== ITEMS ==

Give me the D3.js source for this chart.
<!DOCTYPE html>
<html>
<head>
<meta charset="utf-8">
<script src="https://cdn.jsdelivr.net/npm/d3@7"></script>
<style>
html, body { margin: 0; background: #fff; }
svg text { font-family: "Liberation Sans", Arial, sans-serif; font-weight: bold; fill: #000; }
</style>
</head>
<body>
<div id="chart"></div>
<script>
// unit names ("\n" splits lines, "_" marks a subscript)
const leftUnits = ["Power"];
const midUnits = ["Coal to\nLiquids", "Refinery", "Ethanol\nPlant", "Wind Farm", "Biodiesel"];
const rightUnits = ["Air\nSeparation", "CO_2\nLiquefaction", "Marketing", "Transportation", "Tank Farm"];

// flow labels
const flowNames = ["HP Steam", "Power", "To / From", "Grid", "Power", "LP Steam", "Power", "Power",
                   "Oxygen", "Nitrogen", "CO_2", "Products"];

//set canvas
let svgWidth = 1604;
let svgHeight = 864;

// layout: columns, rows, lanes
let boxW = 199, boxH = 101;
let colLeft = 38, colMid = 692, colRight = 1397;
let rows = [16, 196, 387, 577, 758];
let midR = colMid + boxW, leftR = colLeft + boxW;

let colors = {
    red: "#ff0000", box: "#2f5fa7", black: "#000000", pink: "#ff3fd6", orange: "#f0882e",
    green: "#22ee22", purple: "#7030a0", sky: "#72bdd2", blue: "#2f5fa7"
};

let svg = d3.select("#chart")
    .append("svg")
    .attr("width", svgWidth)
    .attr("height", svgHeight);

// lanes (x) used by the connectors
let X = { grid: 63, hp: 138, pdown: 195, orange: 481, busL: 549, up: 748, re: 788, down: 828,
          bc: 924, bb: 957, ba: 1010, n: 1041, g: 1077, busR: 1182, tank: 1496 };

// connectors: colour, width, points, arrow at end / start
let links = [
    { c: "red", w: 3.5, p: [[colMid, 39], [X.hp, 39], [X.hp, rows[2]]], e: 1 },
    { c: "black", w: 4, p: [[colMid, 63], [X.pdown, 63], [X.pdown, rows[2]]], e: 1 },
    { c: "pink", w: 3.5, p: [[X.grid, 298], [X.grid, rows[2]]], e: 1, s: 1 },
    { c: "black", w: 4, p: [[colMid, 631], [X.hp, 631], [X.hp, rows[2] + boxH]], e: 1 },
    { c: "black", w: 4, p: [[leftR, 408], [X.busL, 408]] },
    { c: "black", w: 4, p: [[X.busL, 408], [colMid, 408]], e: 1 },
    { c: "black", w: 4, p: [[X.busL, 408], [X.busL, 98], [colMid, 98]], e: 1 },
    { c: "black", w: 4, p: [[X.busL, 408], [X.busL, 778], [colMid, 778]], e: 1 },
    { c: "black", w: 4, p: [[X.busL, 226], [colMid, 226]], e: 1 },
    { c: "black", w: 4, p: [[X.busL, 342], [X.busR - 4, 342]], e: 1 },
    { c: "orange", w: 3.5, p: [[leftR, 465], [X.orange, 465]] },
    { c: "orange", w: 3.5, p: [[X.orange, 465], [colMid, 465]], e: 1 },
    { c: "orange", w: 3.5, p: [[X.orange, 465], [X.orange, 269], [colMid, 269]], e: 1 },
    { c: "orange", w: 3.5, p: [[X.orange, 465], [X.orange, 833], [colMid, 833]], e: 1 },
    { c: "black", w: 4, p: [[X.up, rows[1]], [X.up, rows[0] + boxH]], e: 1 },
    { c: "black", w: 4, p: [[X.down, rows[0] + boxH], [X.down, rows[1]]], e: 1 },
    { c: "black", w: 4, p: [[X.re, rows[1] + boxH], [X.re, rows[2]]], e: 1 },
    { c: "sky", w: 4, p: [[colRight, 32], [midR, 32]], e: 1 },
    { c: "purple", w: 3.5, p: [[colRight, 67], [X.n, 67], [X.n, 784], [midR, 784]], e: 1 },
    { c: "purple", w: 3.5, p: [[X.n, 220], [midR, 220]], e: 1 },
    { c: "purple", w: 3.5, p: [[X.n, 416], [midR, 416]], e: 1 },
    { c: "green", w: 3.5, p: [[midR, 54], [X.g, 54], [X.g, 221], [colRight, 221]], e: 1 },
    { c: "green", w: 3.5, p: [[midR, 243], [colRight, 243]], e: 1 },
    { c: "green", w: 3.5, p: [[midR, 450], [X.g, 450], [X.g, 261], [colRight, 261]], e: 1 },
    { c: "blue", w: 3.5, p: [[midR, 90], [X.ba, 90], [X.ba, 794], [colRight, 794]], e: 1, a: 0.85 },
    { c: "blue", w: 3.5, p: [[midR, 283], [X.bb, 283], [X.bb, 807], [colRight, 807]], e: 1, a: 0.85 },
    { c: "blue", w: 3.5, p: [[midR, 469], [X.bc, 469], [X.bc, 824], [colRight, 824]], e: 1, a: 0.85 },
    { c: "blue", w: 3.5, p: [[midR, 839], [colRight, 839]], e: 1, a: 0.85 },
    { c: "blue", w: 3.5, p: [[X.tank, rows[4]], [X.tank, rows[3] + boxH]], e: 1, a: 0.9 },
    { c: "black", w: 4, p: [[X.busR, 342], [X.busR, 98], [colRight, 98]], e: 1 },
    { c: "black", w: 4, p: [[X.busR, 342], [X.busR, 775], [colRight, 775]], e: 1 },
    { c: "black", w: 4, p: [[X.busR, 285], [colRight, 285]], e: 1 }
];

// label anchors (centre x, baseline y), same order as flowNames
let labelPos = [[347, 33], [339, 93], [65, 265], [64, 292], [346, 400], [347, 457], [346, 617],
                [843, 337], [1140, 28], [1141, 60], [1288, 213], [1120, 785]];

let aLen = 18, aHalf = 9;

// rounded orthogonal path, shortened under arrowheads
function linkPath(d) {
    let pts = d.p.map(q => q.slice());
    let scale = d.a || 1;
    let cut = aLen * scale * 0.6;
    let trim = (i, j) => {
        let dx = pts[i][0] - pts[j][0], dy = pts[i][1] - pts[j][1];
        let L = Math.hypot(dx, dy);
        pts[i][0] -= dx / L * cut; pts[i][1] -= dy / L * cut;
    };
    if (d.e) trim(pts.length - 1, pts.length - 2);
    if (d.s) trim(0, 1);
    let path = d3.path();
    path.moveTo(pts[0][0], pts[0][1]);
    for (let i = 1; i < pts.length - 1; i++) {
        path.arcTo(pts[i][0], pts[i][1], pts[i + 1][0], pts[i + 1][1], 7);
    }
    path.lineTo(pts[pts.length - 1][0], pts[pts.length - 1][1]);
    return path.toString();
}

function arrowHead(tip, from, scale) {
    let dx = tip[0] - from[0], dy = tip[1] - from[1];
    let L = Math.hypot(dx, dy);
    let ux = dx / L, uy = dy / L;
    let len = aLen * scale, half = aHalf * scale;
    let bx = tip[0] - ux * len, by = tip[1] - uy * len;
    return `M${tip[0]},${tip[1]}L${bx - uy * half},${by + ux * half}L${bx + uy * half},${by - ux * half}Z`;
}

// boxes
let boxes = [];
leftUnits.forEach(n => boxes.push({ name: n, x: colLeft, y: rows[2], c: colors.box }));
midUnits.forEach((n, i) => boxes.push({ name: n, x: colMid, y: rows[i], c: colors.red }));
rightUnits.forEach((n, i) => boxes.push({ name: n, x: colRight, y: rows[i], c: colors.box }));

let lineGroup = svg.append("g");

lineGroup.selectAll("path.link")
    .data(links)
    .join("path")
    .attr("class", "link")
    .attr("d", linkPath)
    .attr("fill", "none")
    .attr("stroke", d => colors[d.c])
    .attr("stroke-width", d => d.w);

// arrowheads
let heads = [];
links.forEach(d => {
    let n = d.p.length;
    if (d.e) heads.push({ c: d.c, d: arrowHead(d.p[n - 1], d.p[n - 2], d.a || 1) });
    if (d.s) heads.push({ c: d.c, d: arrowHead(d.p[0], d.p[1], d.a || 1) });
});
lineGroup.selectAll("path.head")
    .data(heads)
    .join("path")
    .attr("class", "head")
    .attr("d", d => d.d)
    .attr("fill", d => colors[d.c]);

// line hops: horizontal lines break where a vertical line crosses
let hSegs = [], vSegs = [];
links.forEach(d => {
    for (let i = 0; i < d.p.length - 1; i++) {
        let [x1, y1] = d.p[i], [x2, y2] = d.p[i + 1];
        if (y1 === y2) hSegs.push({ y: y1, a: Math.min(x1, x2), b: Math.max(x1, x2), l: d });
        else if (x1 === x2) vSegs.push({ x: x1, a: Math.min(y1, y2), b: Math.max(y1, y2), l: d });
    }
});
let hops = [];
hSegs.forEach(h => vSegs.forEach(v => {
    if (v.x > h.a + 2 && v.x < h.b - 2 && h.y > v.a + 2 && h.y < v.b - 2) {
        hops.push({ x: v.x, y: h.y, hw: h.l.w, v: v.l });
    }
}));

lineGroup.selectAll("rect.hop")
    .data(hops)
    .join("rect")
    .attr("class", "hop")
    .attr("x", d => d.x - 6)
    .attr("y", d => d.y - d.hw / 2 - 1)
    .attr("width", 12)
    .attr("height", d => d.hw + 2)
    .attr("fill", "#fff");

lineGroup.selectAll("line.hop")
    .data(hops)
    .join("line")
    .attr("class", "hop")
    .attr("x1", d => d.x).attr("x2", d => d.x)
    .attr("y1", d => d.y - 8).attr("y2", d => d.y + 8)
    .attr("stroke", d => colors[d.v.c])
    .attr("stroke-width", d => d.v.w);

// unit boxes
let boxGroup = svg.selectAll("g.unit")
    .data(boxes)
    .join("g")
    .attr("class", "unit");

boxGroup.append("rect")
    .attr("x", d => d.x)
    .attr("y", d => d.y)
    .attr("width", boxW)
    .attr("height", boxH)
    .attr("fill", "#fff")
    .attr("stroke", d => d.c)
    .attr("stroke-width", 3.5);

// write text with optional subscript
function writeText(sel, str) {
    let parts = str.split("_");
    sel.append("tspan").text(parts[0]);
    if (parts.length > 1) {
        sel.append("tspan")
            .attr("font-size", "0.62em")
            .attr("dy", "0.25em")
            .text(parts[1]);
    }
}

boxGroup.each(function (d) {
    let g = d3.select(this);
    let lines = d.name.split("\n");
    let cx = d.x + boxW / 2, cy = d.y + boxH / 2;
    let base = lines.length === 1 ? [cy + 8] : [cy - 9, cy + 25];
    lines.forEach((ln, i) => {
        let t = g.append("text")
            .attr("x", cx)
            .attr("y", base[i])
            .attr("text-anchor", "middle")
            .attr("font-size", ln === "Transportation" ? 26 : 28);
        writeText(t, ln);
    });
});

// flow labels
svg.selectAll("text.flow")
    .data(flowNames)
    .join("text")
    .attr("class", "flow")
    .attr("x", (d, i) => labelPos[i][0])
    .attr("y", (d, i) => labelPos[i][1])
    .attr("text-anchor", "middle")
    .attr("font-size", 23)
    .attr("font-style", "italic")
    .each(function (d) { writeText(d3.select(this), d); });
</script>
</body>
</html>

===
== ITEMS ==

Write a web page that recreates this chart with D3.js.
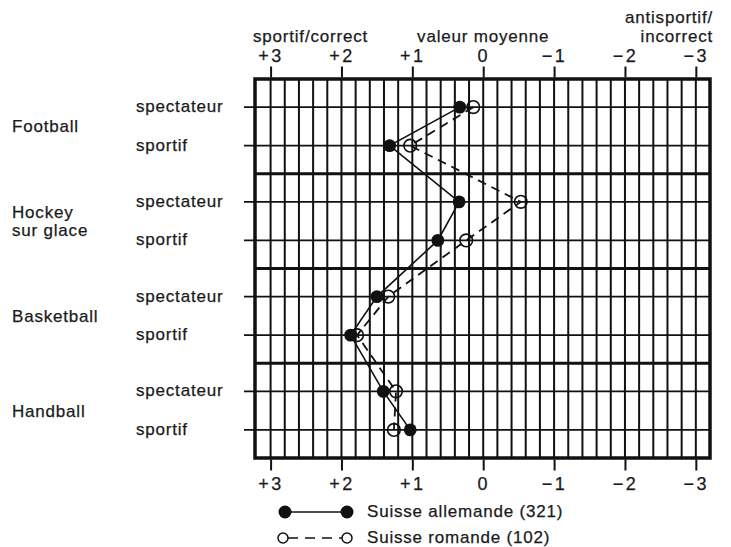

===

▶ [GIVEN INSTRUCTION]:
Exactly and only the lines from the line with "Give me the D3.js source for this chart." to the line with "let svgHeight = 864;", both included, are to be printed.

▶ [REPLY TO THE TASK]:
Give me the D3.js source for this chart.
<!DOCTYPE html>
<html>
<head>
<meta charset="utf-8">
<script src="https://cdn.jsdelivr.net/npm/d3@7"></script>
<style>
html, body { margin: 0; background: #fff; }
svg text { font-family: "Liberation Sans", Arial, sans-serif; font-weight: bold; fill: #000; }
</style>
</head>
<body>
<div id="chart"></div>
<script>
// unit names ("\n" splits lines, "_" marks a subscript)
const leftUnits = ["Power"];
const midUnits = ["Coal to\nLiquids", "Refinery", "Ethanol\nPlant", "Wind Farm", "Biodiesel"];
const rightUnits = ["Air\nSeparation", "CO_2\nLiquefaction", "Marketing", "Transportation", "Tank Farm"];

// flow labels
const flowNames = ["HP Steam", "Power", "To / From", "Grid", "Power", "LP Steam", "Power", "Power",
                   "Oxygen", "Nitrogen", "CO_2", "Products"];

//set canvas
let svgWidth = 1604;
let svgHeight = 864;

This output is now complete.